« L’Andalousie faisait partie de ma peau avant moi », proclame Ana Morales. En revendiquant pleinement son héritage familial et culturel, l’ex-soliste du Ballet flamenco d’Andalousie, formée au conservatoire de Barcelone puis aux côtés de José Antonio Ruiz et de bien d’autres, signe sa pièce la plus personnelle. Sans permission (« sin permiso » en espagnol), elle évoque le souvenir de son père, Sévillan émigré en Catalogne, et met au jour, par sa danse fiévreuse, les mots qui entre eux n’ont jamais été dits.
D’une robe à volants à un costume masculin, de l’authenticité d’un cabaret gitan à la modernité d’une gestuelle revisitée, la chorégraphe, Prix Giraldillo de la meilleure danseuse 2018, endosse successivement toutes les esthétiques du flamenco, et en chemin, trouve son identité. Pour l’accompagner, un formidable trio de musiciens mêle à la musique traditionnelle des envolées électroniques, tandis qu’à ses côtés, le danseur José Manuel Álvarez se révèle un partenaire hors pair. Mûries durant un an au fil de résidences européennes, ces « canciones para el silencio » parlent la langue du coeur.
Rendez-vous désormais incontournable des aficionados, la Biennale d’art flamenco proposée conjointement par Chaillot et la Biennale de Séville souffle avec fierté sa quatrième bougie. Toujours soucieuse de proposer au public l’éventail le plus ouvert des flamencos, cette biennale se caractérise par la rencontre d’artistes venus d’univers et de cultures en apparence très éloignés.

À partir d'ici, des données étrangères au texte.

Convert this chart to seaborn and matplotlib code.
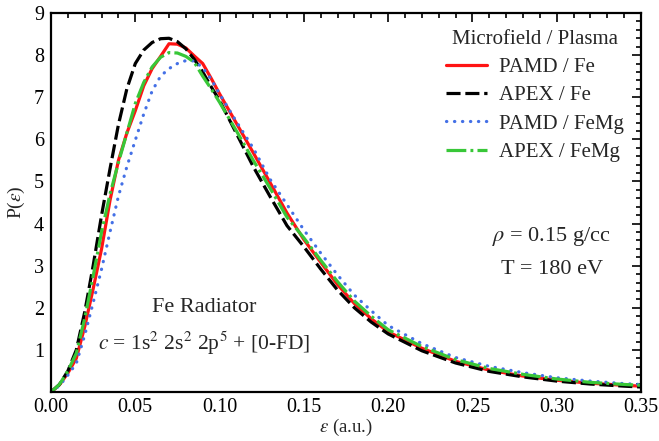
import numpy as np
import pandas as pd
import seaborn as sns
import matplotlib.pyplot as plt
from matplotlib.ticker import MultipleLocator, FormatStrFormatter

# field values (a.u.)
eps = [0.0, 0.005, 0.01, 0.015, 0.02, 0.025, 0.03, 0.035, 0.04, 0.045,
       0.05, 0.055, 0.06, 0.065, 0.07, 0.075, 0.08, 0.085, 0.09, 0.095,
       0.10, 0.11, 0.12, 0.13, 0.14, 0.15, 0.16, 0.17, 0.18, 0.19,
       0.20, 0.22, 0.24, 0.26, 0.28, 0.30, 0.32, 0.34, 0.35]

# P(eps)
pamd_fe = [0.0, 0.17, 0.45, 0.8, 1.55, 2.45, 3.4, 4.55, 5.5, 6.15,
           6.68, 7.27, 7.68, 7.97, 8.27, 8.26, 8.17, 7.98, 7.8, 7.45,
           7.08, 6.38, 5.68, 4.97, 4.25, 3.62, 3.08, 2.55, 2.1, 1.74,
           1.43, 1.04, 0.73, 0.52, 0.38, 0.28, 0.21, 0.16, 0.14]
apex_fe = [0.0, 0.18, 0.5, 1.0, 1.9, 3.0, 4.2, 5.3, 6.35, 7.2,
           7.8, 8.12, 8.3, 8.39, 8.4, 8.32, 8.15, 7.9, 7.6, 7.25,
           6.92, 6.14, 5.35, 4.64, 3.95, 3.45, 2.92, 2.42, 2.0, 1.66,
           1.38, 0.98, 0.69, 0.49, 0.36, 0.26, 0.19, 0.14, 0.12]
pamd_femg = [0.0, 0.15, 0.4, 0.68, 1.35, 2.12, 2.92, 3.8, 4.65, 5.35,
             5.98, 6.6, 7.15, 7.5, 7.68, 7.8, 7.87, 7.86, 7.7, 7.43,
             7.08, 6.42, 5.79, 5.05, 4.45, 3.85, 3.3, 2.78, 2.3, 1.93,
             1.58, 1.15, 0.82, 0.61, 0.46, 0.34, 0.26, 0.2, 0.18]
apex_femg = [0.0, 0.18, 0.5, 0.92, 1.75, 2.75, 3.8, 4.7, 5.45, 6.15,
             6.85, 7.35, 7.72, 7.95, 8.06, 8.05, 7.97, 7.83, 7.5, 7.2,
             6.88, 6.2, 5.5, 4.84, 4.15, 3.66, 3.13, 2.62, 2.16, 1.8,
             1.48, 1.08, 0.77, 0.56, 0.42, 0.31, 0.23, 0.18, 0.16]

labels = ["PAMD / Fe", "APEX / Fe", "PAMD / FeMg", "APEX / FeMg"]

sns.set_theme(style="white")
plt.rcParams["font.family"] = ["Liberation Serif", "DejaVu Serif"]
plt.rcParams["mathtext.fontset"] = "stix"

fig = plt.figure(figsize=(6.59, 4.41), dpi=100)
ax = fig.add_axes([0.0774, 0.111, 0.8953, 0.8595])

df = pd.DataFrame({"eps": eps, labels[0]: pamd_fe, labels[1]: apex_fe,
                   labels[2]: pamd_femg, labels[3]: apex_femg})

styles = {
    labels[0]: dict(color="#ff1414", ls="-"),
    labels[1]: dict(color="black", ls=(0, (4.4, 1.5))),
    labels[2]: dict(color="#4470e6", ls=(0, (0.1, 2.4)), dash_capstyle="round"),
    labels[3]: dict(color="#38c738", ls=(0, (6.2, 1.3, 0.9, 1.3))),
}
for name in labels:
    sns.lineplot(data=df, x="eps", y=name, ax=ax, lw=2.3, label=name, **styles[name])

ax.set_xlim(0, 0.35)
ax.set_ylim(0, 9)
ax.xaxis.set_major_locator(MultipleLocator(0.05))
ax.xaxis.set_minor_locator(MultipleLocator(0.01))
ax.xaxis.set_major_formatter(FormatStrFormatter("%.2f"))
ax.yaxis.set_minor_locator(MultipleLocator(0.2))
ax.set_yticks(range(1, 10))
ax.tick_params(which="both", direction="in", top=True, right=True,
               labelsize=14.5, width=1.2, colors="black", pad=5)
ax.tick_params(axis="x", pad=4)
ax.tick_params(which="major", length=6.5)
ax.tick_params(which="minor", length=3.5)
for sp in ax.spines.values():
    sp.set_linewidth(1.6)
    sp.set_color("black")

ax.set_xlabel(r"$\epsilon$ (a.u.)", fontsize=13.5, labelpad=0)
ax.set_ylabel(r"P($\epsilon$)", fontsize=14, labelpad=5)

ax.text(0.091, 2.0, "Fe Radiator", ha="center", va="center", fontsize=16)
ax.text(0.091, 1.16, r"$c$ = 1s$^2$ 2s$^2$ 2p$^5$ + [0-FD]",
        ha="center", va="center", fontsize=15.5)
ax.text(0.297, 3.69, r"$\rho$ = 0.15 g/cc", ha="center", va="center", fontsize=16)
ax.text(0.297, 2.9, "T = 180 eV", ha="center", va="center", fontsize=16)

leg = ax.legend(title="Microfield / Plasma", frameon=False, loc="upper right",
                fontsize=15, title_fontsize=15, handlelength=1.95,
                handletextpad=0.6, borderaxespad=0.4, labelspacing=0.42)

plt.savefig("out.png", dpi=100)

C’est par exemple le cas d’Eva Yerbabuena qui, après un voyage au Japon, a intégré à son spectacle le chant d’Anna Sato, ou encore avec ce melting-pot détonant qu’est la réunion sur un même plateau de Marie-Agnès Gillot et d’Andrés Marín sous le regard de Christian Rizzo. Les tenants d’un flamenco plus traditionnel sont toujours présents. Certains, identifiés jusqu’à présent comme interprètes, tels David Coria ou Ana Morales, vont faire leurs premiers pas de chorégraphes.